Corporate restructuring often conjures images of mass layoffs and financial turmoil. While it frequently occurs during economic downturns, internal reorganisation involves various procedures undertaken for diverse reasons.
Understanding Corporate Restructuring
Corporate restructuring refers to the reconfiguration of a company’s hierarchy, internal structure, or operational procedures. Companies restructure to achieve specific objectives, such as enhancing competitiveness or responding to market changes.
Different Approaches to Corporate Restructuring
Various strategies can be employed for corporate restructuring, each tailored to the unique needs and goals of the organisation.
Organisational Restructuring
Organisational restructuring involves modifying a company’s internal hierarchy. This process may include eliminating certain roles, merging others, and creating new jobs, departments, and teams. These changes aim to boost productivity, efficiency, and communication within the company.
Operational Restructuring
Operational restructuring focuses on streamlining routine processes. This might involve adopting automation technologies or eliminating redundant procedures. Businesses may outsource certain tasks to reduce costs and concentrate more intensely on core processes.
Divestitures
A divestiture involves selling or spinning off underperforming or non-core assets, subsidiaries, or divisions. This may include selling heavy machinery, real estate, or intellectual property to raise cash. Companies operating in multiple markets might spin off certain departments to focus on their core offerings.
Mergers and Acquisitions (M&A)
Mergers and acquisitions involve two parties joining to create a single company. Both parties often restructure to accommodate the new business, merging, reducing, or eliminating departments and roles with similar functions. For instance, post-M&A, the new company might not need all marketing staff from both entities, prompting a reorganisation of internal hierarchies.
Joint Ventures and Strategic Alliances
Joint ventures and strategic alliances are partnerships where two or more businesses collaborate to achieve specific goals. Unlike M&A, these processes are less invasive and don’t involve an actual sale or joining of the companies.
Financial Restructuring
Financial restructuring aims to improve a company’s financial health through methods such as:
- Debt restructuring: Consolidating debt or negotiating lower interest payments
- Debt-for-equity swaps: Selling equity in exchange for debt reduction from creditors
- Equity financing: Issuing new equity to raise capital
Reasons for Corporate Restructuring
Businesses restructure for various reasons, including cost reduction, preparation for acquisitions or mergers, and staying competitive amidst industry changes.
Cost Reduction
One of the most common reasons for restructuring is to cut costs by eliminating redundant processes, consolidating debt, and optimising operations.

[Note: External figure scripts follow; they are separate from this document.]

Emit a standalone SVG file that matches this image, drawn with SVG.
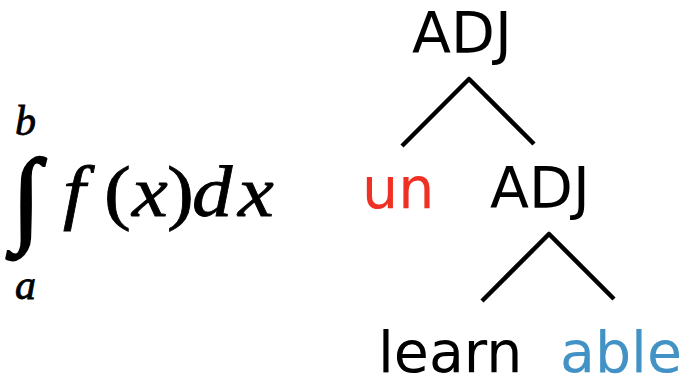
<svg xmlns="http://www.w3.org/2000/svg" width="688" height="376" viewBox="0 0 688 376">
<style>
.m{font-family:"Liberation Serif","Times New Roman",serif;font-style:italic;fill:#000;stroke:#000;stroke-width:0.8}
.u{font-family:"Liberation Serif","Times New Roman",serif;fill:#000;stroke:#000;stroke-width:0.8}
.fx{font-size:72px}
.t{font-family:"DejaVu Sans",Verdana,sans-serif;font-size:57px;fill:#000}
.edge{stroke:#000;stroke-width:4.5;fill:none}
</style>
<rect width="688" height="376" fill="#fff"/>
<g id="formula">
<text class="u" x="12" y="232" font-size="105" style="stroke-width:2.5">∫</text>
<text class="m" x="15" y="135" font-size="42">b</text>
<text class="m" x="15" y="299" font-size="42">a</text>
<text class="m fx" transform="translate(63,216) scale(1.12,1)">f</text>
<text class="u fx" transform="translate(104,216) scale(1.12,1)">(</text>
<text class="m fx" transform="translate(132,216) scale(1.12,1)">x</text>
<text class="u fx" transform="translate(167,216) scale(1.12,1)">)</text>
<text class="m fx" transform="translate(192,216) scale(1.12,1)">d</text>
<text class="m fx" transform="translate(238,216) scale(1.12,1)">x</text>
</g>
<g id="connectors">
<line class="edge" x1="402" y1="146" x2="470" y2="78"/>
<line class="edge" x1="468" y1="78" x2="534" y2="144"/>
<line class="edge" x1="482" y1="301" x2="550" y2="233"/>
<line class="edge" x1="548" y1="233" x2="614" y2="299"/>
</g>
<g id="adj-top"><text class="t" x="412" y="53">ADJ</text></g>
<g id="un"><text class="t" x="362" y="208" style="fill:#ee3124">un</text></g>
<g id="adj-mid"><text class="t" x="490" y="208">ADJ</text></g>
<g id="learn"><text class="t" x="378" y="372">learn</text></g>
<g id="able"><text class="t" x="560" y="372" style="fill:#4292c6">able</text></g>
</svg>
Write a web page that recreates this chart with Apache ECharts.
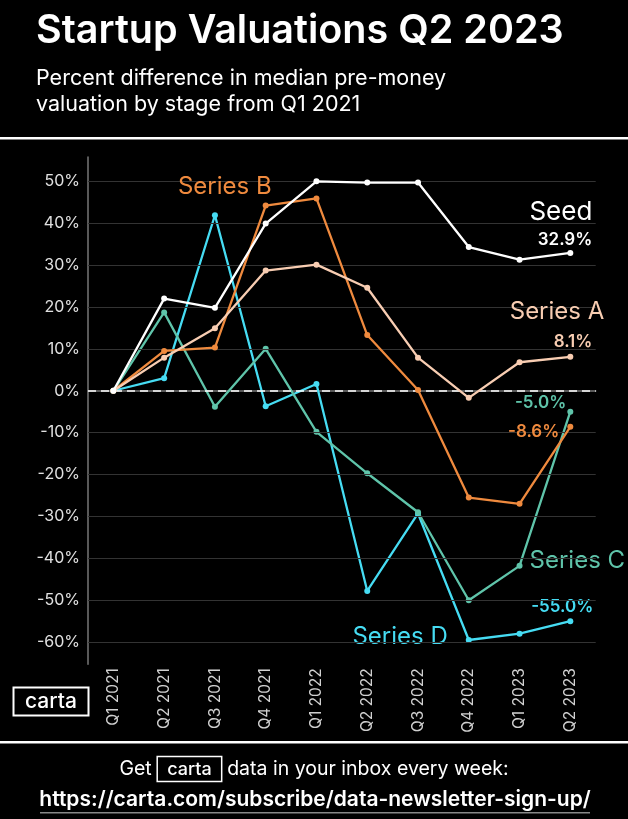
<!DOCTYPE html>
<html>
<head>
<meta charset="utf-8">
<script src="https://cdn.jsdelivr.net/npm/echarts@6/dist/echarts.min.js"></script>
<style>
html,body{margin:0;padding:0;background:#000;}
#chart{width:628px;height:819px;}
</style>
</head>
<body>
<div id="chart"></div>
<script>
// ---- data ----
const categories = ['Q1 2021','Q2 2021','Q3 2021','Q4 2021','Q1 2022','Q2 2022','Q3 2022','Q4 2022','Q1 2023','Q2 2023'];
const seed    = [0, 22.0, 19.8, 39.9, 50.0, 49.7, 49.7, 34.3, 31.3, 32.9];
const seriesA = [0, 7.9, 14.9, 28.7, 30.1, 24.6, 7.9, -1.7, 6.8, 8.1];
const seriesB = [0, 9.5, 10.3, 44.2, 45.9, 13.3, 0.2, -25.5, -27.0, -8.6];
const seriesC = [0, 18.7, -3.8, 10.0, -9.8, -19.7, -29.0, -50.0, -41.8, -5.0];
const seriesD = [0, 3.0, 41.9, -3.7, 1.6, -47.8, -29.3, -59.5, -58.0, -55.0];
const yTicks  = [-60, -50, -40, -30, -20, -10, 0, 10, 20, 30, 40, 50];
const yMin = -65.3, yMax = 55.8;

const FONT = 'Inter, "Noto Sans", sans-serif';
const COL = { seed:'#ffffff', A:'#f8cdb2', B:'#ef8a3e', C:'#5fc4aa', D:'#46dcf3' };

const fmt = v => v.toFixed(1) + '%';

// Build data items, attaching label configs to particular indices
function build(vals, labels) {
  return vals.map((v, i) => labels[i] ? { value: v, label: labels[i] } : v);
}
function lab(color, opts) {
  return Object.assign({ show: true, position: 'inside', verticalAlign: 'middle', color: color, fontFamily: FONT }, opts);
}
const last = categories.length - 1;
const NAME_SIZE = 24, VAL_SIZE = 17, VAL_W = 600;

const seedLabels = {};
seedLabels[last] = lab(COL.seed, { align: 'right', offset: [22, -27],
  formatter: '{n|Seed}\n{v|' + fmt(seed[last]) + '}',
  rich: { n: { fontSize: 26, color: COL.seed, lineHeight: 28, fontFamily: FONT },
          v: { fontSize: VAL_SIZE, fontWeight: VAL_W, color: COL.seed, lineHeight: 28, fontFamily: FONT } } });

const aLabels = {};
aLabels[last] = lab(COL.A, { align: 'right', offset: [34, -30],
  formatter: '{n|Series A}\n{v|' + fmt(seriesA[last]) + '}',
  rich: { n: { fontSize: NAME_SIZE, color: COL.A, lineHeight: 31, fontFamily: FONT },
          v: { fontSize: VAL_SIZE, fontWeight: VAL_W, color: COL.A, lineHeight: 31, padding: [0, 12, 0, 0], fontFamily: FONT } } });

const bLabels = {};
bLabels[3] = lab(COL.B, { align: 'right', offset: [6, -19], fontSize: NAME_SIZE, formatter: 'Series B' });
bLabels[last] = lab(COL.B, { align: 'right', offset: [-11, 5], fontSize: VAL_SIZE, fontWeight: VAL_W, formatter: fmt(seriesB[last]) });

const cLabels = {};
cLabels[8] = lab(COL.C, { align: 'left', offset: [10, -5], fontSize: NAME_SIZE, formatter: 'Series C' });
cLabels[last] = lab(COL.C, { align: 'right', offset: [-4, -9], fontSize: VAL_SIZE, fontWeight: VAL_W, formatter: fmt(seriesC[last]) });

const dLabels = {};
dLabels[7] = lab(COL.D, { align: 'right', offset: [-21, -3], fontSize: NAME_SIZE, formatter: 'Series D' });
dLabels[last] = lab(COL.D, { align: 'right', offset: [23, -14], fontSize: VAL_SIZE, fontWeight: VAL_W, formatter: fmt(seriesD[last]) });

function lineSeries(name, vals, color, labels, z) {
  return {
    name: name, type: 'line', data: build(vals, labels), z: z,
    symbol: 'circle', symbolSize: 6, showSymbol: true,
    lineStyle: { color: color, width: 2.3 },
    itemStyle: { color: color },
    label: { show: false },
    emphasis: { disabled: true },
    animation: false
  };
}

const gridLines = yTicks.map(t => t === 0
  ? { yAxis: t, lineStyle: { color: '#ffffff', type: [8, 5], width: 1.5 } }
  : { yAxis: t, lineStyle: { color: '#333333', type: 'solid', width: 1 } });

const option = {
  backgroundColor: '#000000',
  animation: false,
  title: {
    left: 36, top: 8, padding: 0,
    text: 'Startup Valuations Q2 2023',
    textStyle: { color: '#ffffff', fontSize: 39.5, fontWeight: 600, fontFamily: FONT, lineHeight: 46 },
    subtext: 'Percent difference in median pre-money\nvaluation by stage from Q1 2021',
    subtextStyle: { color: '#ffffff', fontSize: 21.5, fontWeight: 400, fontFamily: FONT, lineHeight: 26 },
    itemGap: 12
  },
  grid: { left: 88, right: 32.3, top: 157, bottom: 154.7, containLabel: false },
  xAxis: {
    type: 'category', data: categories, boundaryGap: true,
    axisLine: { show: true, lineStyle: { color: '#777777', width: 1.5 } },
    axisTick: { show: false },
    axisLabel: { rotate: 90, margin: 4, color: '#d0d0d0', fontSize: 15.5, fontFamily: FONT, interval: 0 },
    splitLine: { show: false }
  },
  yAxis: {
    type: 'value', min: yMin, max: yMax,
    axisLine: { show: true, lineStyle: { color: '#777777', width: 1.5 } },
    axisTick: { show: false },
    splitLine: { show: false },
    axisLabel: { customValues: yTicks, formatter: v => v + '%', color: '#e0e0e0', fontSize: 16, fontFamily: FONT, margin: 8 }
  },
  series: [
    { name: 'grid', type: 'line', data: [], z: 1, silent: true,
      markLine: { silent: true, symbol: 'none', label: { show: false }, animation: false, data: gridLines } },
    lineSeries('Series D', seriesD, COL.D, dLabels, 3),
    lineSeries('Series C', seriesC, COL.C, cLabels, 4),
    lineSeries('Series B', seriesB, COL.B, bLabels, 5),
    lineSeries('Series A', seriesA, COL.A, aLabels, 6),
    lineSeries('Seed', seed, COL.seed, seedLabels, 7)
  ],
  graphic: [
    { type: 'rect', left: 0, top: 137, shape: { width: 628, height: 2.5 }, style: { fill: '#ffffff' } },
    { type: 'rect', left: 0, top: 741, shape: { width: 628, height: 2.5 }, style: { fill: '#ffffff' } },
    { type: 'group', left: 11, top: 685, children: [
      { type: 'rect', shape: { x: 0, y: 0, width: 75, height: 28 }, style: { fill: 'none', stroke: '#ffffff', lineWidth: 2 } },
      { type: 'text', x: 37.5, y: 14, style: { text: 'carta', fill: '#ffffff', font: '500 21px ' + FONT, align: 'center', verticalAlign: 'middle' } }
    ]},
    { type: 'text', x: 314, y: 769,
      style: { text: 'Get {b|carta} data in your inbox every week:', fill: '#ffffff', font: '400 19.5px ' + FONT,
               align: 'center', verticalAlign: 'middle',
               rich: { b: { fill: '#ffffff', font: '500 18px ' + FONT, borderColor: '#ffffff', borderWidth: 1.5, padding: [4, 10, 3, 10] } } } },
    { type: 'text', x: 315, y: 800,
      style: { text: 'https://carta.com/subscribe/data-newsletter-sign-up/', fill: '#ffffff', font: '600 21px ' + FONT,
               align: 'center', verticalAlign: 'middle' } },
    { type: 'rect', left: 40, top: 812, shape: { width: 550, height: 1.5 }, style: { fill: '#888888' } }
  ]
};

const chart = echarts.init(document.getElementById('chart'), null, { renderer: 'canvas' });
chart.setOption(option);
</script>
</body>
</html>
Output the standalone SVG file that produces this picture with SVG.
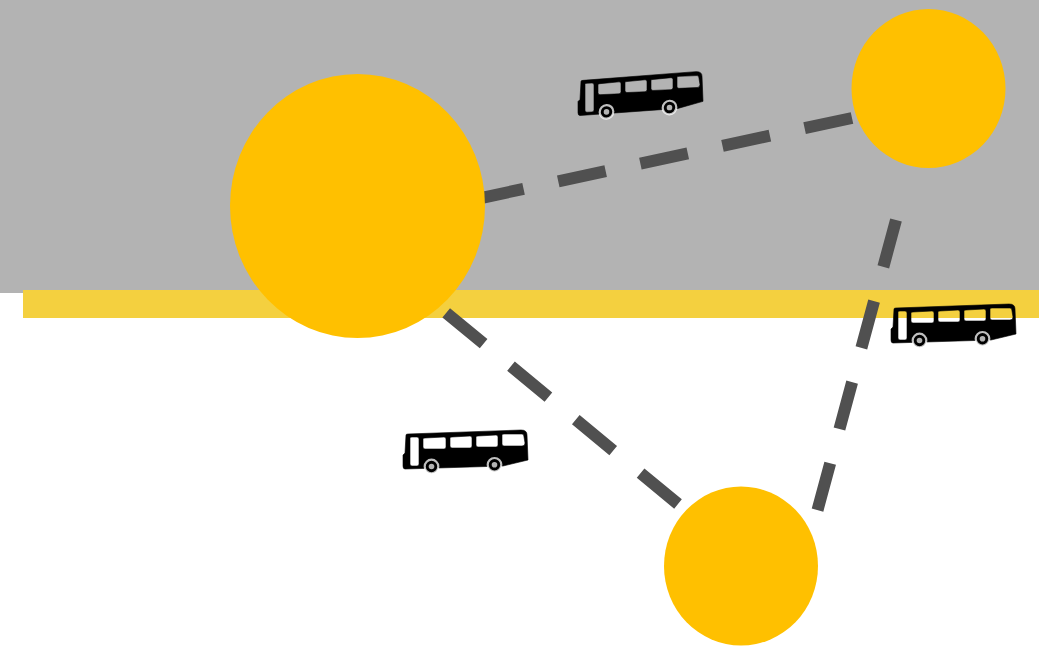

Acquisition or Merger Preparation
Restructuring in anticipation of an acquisition or merger helps companies integrate more efficiently with their new partners.
Staying Competitive
Businesses may restructure to remain competitive in response to industry-wide changes. This can involve organisational changes to enhance efficiency or adjustments to ensure regulatory compliance with new legislation.
The Corporate Restructuring Process
The process of corporate restructuring can be complex, involving many stakeholders. However, it can be simplified into four broad steps.
Identify Your Objectives
Before undertaking any action, clearly articulate the reasons for restructuring. For example, General Motors restructured in 2009 to shed debt, cut costs, and become more competitive. Proctor & Gamble restructured between 2012 and 2015 to focus on core business holdings. Eastman Kodak reorganised in 2012 as part of its bankruptcy proceedings, divesting legacy systems to focus on growth areas.
Form a Plan
Outline each strategy and action needed to achieve your goals. For instance, if you’re pursuing a divestiture, identify the assets you intend to sell and potential buyers. Collaborate with your compliance department to ensure legal adherence.
Set It in Motion
Implementation varies based on the restructuring strategy. This could involve issuing new equity, selling assets, hiring, conducting layoffs, and creating new organisational guidelines.
Monitor and Adjust
Once the restructuring is underway, continually monitor progress and make necessary adjustments. Regularly assess whether the restructuring is meeting its objectives and make changes as needed to stay on track.
Corporate restructuring is a multifaceted process designed to improve a company’s efficiency, competitiveness, and financial health. By understanding the various approaches and reasons for restructuring, businesses can navigate this complex process effectively. Whether it’s through organisational changes, operational streamlining, or financial restructuring, the goal remains the same: positioning the company for long-term success.